How? Why? That seems so weak!?

He challenged me. He said that if I really believed in the Fall, if I believed things are not the way they are supposed to be, then why would that not extend to my brain?

That conversation was in January 2013. That year was pivotal and full of stress, trauma and change. I completed and passed my comprehensive exams for my doctorate. We adopted our son. City Pres was growing and bought a building! So much change and stress. So many accolades in public and feelings of hell in private.

For years, I struggled with panic attacks. I struggled with mood swings. I thought I could keep them under control, but some of my closest friends even asked me why are you so angry? It was a fair question, but the one I asked was if everything is so good, why is it so bad? I could not explain how I could move from happiness to anger in a second. I could not explain why it took hours to fall asleep only to wake up panicking over minute things. I could not explain my misery, only that I was miserable and making those closest to me miserable.

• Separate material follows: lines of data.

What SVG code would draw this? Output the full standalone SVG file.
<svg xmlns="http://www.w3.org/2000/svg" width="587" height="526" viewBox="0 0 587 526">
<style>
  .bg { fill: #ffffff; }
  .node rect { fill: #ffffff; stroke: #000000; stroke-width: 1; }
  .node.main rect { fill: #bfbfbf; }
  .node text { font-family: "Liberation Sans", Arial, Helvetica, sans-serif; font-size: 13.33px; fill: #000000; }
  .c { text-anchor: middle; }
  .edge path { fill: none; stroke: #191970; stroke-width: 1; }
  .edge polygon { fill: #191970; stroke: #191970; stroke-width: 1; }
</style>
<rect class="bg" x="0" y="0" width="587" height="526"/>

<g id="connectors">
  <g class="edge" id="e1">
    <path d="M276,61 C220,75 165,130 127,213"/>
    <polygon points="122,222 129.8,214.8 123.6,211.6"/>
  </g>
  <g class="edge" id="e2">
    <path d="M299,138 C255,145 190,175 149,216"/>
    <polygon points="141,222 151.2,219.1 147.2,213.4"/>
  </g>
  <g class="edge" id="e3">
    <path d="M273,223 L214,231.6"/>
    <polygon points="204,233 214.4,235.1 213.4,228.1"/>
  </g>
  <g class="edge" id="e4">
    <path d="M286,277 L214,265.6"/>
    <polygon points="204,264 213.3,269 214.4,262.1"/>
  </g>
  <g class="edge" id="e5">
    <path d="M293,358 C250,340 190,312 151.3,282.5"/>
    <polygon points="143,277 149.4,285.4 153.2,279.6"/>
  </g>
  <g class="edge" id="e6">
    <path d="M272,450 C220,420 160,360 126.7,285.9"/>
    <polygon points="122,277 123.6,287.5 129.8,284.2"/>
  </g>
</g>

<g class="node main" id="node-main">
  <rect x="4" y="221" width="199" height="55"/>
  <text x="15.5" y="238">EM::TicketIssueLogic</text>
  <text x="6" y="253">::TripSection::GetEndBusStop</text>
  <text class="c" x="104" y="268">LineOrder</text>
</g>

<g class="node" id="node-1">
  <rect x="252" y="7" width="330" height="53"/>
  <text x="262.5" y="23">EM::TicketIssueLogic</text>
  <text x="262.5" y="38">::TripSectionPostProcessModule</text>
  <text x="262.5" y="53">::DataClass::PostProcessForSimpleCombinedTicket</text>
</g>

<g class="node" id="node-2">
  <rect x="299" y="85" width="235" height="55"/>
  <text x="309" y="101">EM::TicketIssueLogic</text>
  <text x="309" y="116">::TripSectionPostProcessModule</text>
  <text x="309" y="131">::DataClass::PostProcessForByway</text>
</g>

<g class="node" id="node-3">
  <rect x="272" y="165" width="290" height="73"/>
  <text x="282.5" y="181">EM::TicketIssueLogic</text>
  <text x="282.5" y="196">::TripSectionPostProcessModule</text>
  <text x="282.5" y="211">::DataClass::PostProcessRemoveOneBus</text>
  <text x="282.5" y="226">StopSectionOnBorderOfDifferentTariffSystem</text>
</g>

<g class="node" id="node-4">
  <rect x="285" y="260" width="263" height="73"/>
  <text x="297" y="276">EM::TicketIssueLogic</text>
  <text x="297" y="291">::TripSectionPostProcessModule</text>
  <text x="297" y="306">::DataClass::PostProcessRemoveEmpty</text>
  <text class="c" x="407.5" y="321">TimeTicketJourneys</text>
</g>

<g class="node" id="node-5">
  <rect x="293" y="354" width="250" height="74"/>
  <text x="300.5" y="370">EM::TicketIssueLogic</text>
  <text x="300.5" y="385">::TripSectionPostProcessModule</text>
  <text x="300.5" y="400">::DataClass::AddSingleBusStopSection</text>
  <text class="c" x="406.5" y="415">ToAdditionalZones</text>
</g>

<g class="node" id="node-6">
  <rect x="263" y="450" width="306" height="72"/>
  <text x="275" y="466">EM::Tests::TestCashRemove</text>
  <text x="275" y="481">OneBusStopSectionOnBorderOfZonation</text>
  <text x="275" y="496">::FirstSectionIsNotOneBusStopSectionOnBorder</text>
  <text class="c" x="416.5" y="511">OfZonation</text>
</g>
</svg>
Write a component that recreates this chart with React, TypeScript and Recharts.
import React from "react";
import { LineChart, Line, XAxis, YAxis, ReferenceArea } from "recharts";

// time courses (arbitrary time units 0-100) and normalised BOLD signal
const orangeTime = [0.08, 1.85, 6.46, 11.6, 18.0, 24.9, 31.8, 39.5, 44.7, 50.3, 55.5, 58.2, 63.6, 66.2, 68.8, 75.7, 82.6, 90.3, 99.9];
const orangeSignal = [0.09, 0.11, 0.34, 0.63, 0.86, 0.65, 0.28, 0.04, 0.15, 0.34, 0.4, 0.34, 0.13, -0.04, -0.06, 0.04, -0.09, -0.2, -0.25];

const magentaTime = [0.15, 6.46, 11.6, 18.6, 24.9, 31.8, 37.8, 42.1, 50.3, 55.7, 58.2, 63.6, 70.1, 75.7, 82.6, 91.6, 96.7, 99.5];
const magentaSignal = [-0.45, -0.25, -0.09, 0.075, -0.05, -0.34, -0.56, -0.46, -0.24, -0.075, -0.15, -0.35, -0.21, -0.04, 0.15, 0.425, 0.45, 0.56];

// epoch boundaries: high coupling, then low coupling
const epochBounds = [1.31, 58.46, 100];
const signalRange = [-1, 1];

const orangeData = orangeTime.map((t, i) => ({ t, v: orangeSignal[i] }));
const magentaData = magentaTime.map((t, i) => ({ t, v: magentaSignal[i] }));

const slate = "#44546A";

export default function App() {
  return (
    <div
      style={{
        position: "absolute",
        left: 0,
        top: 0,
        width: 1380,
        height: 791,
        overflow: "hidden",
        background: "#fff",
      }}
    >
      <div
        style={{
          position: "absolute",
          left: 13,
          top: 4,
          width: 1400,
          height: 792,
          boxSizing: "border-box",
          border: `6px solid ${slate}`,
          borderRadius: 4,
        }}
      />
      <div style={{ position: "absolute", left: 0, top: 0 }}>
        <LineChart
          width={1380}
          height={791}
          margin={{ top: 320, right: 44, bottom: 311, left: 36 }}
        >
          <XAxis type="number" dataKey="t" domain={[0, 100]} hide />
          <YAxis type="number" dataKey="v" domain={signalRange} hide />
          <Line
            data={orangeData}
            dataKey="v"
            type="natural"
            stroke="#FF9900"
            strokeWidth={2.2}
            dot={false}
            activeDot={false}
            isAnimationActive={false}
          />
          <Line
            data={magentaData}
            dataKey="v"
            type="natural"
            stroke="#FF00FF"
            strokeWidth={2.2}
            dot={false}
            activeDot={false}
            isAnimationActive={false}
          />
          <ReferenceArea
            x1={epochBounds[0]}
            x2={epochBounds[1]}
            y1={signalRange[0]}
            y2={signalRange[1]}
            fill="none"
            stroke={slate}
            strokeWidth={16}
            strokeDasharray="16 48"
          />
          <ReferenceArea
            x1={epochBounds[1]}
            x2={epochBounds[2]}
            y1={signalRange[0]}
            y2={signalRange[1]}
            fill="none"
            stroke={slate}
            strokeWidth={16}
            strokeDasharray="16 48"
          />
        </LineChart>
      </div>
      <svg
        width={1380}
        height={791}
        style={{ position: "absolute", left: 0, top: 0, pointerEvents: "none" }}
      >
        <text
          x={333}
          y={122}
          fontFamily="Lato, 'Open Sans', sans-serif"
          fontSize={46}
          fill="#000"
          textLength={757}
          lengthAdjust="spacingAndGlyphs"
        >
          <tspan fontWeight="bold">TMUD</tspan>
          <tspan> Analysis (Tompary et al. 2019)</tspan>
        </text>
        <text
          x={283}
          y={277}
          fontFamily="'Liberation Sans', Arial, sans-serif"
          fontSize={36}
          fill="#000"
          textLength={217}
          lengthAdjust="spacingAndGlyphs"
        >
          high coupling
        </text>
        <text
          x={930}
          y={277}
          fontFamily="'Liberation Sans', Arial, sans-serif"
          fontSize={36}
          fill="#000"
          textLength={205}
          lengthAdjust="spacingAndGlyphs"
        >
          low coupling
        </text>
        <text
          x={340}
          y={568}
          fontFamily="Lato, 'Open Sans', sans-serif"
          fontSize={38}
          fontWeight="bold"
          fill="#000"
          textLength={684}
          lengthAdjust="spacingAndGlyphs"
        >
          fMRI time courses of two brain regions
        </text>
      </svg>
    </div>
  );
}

Finally, it clicked. I was a wreck around Thanksgiving. I could not keep my composure. I had spent too long lying to myself that I could compartmentalize my life and hide. I was making those closest to me miserable…..because I am sick. I needed help. But I can’t do that. I’m a pastor, Ph.D student, adoptive parent and board member of a charity. Look at the outside!!! No one thinks anything is wrong – you’re a success.

But the lie I told myself was that everything was okay when it wasn’t. With help from my wife and close friends, I finally got help. Some of this came from fear. Rick Warren’s son had committed suicide in 2013 after a lifetime of depression. I did not want to be that person. Some dear friends also dealt with a similar issue earlier that year, as well. I had to stop lying to myself. I kept telling myself I could keep everything under control even though I knew better.

Finally, in 2014, I got help. I admitted I didn’t have everything together. I saw a doctor. I got help. I started the path to mental health and healing.

Churches often do a poor job talking about mental health. We might gravitate toward counseling, which I think everyone needs, but are slow, or refuse, to admit that some things are outside the expertise of counseling professionals. We need to do a better job. We need to give space to the strugglers whose broken bodies produce the wrong levels of chemicals for the brain to “work” correctly.

We need honesty, gentleness and care. I’m thankful that I have a wife and close friends who pushed me to get help. If you need help, we want you to be honest about and help you walk the path from fear to freedom. It has been a scary journey for me, but I’ve had a supportive community who cares for me. And for that, I am thankful.